Two U.S. Sailors Charged With Urging Pro-Saddam Sabotage of Warship
MANILA, Philippines (AP) _ Two American sailors were ordered Friday to face a court-martial for allegedly trying to sabotage a carrier in the Persian Gulf in support of Iraqi President Saddam Hussein, the U.S. Navy said.
A report from the U.S.-run Subic Bay naval station said Airman Apprentice Abdul H. Shaheed, 22, of Saint George, S.C., and Seaman Apprentice James L. Moss, 21, of Marrero, La., were charged with ″urging disloyalty, mutiny, or refusal of duty″ while aboard the USS Ranger at sea in January.
The two were accused of encouraging fellow sailors to sabotage the Ranger’s aircraft launch system and kidnap the skipper, Capt. Ernest Christensen.
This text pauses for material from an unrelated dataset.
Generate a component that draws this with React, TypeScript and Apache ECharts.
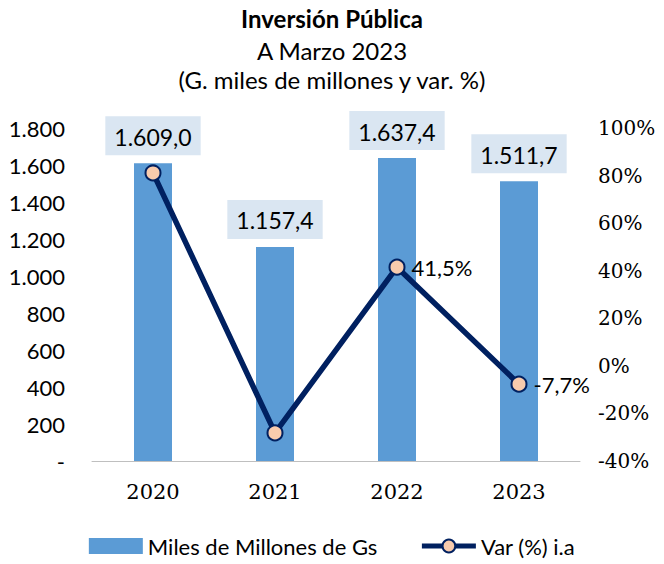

A Navy spokesman who relayed the charges to reporters, Lt. Cmdr. Kevin Mukri, said the alleged plan was in support of Saddam’s call for a worldwide Muslim Holy War against the United States for its military moves against Iraq.
Mukri refused to say whether the two accused sailors were Muslims. They could receive a dishonorable discharge, 10 years imprisonment, forfeiture of all pay and allowances and reduction to the lowest rank if convicted.
No other details were given. The Navy announced March 8 that a third sailor, Seaman Danny Roberson, 25, of Columbus, Ohio, was also under investigation but Friday’s statement made no mention of his case.
In a statement earlier this month, the Navy said the three were being investigated for conspiracy to commit sabotage and kidnapping as well as undermining order and discipline by interferring with the Ranger’s mission.
It was unclear whether the alleged offense took place while the carrier was actually in the Persian Gulf. The Ranger, whose home port is San Diego, passed through Subic Bay, 50 miles northwest of Manila, in early January on its way to the gulf.
Rear Adm. Thomas Mercer, commander of the U.S. Naval Forces in the Philippines, issued the court-martial order Friday based on investigations made by Lt. Cmdr. Leroy Dickens of the Judge Advocate General’s office.
The Navy report said court-martial proceedings will be held in Subic, but no date has yet been set.
All three sailors were flown back to Subic in February while an investigation under was under way. The martial law investigation corresponds to grand jury inquiries in civilian law.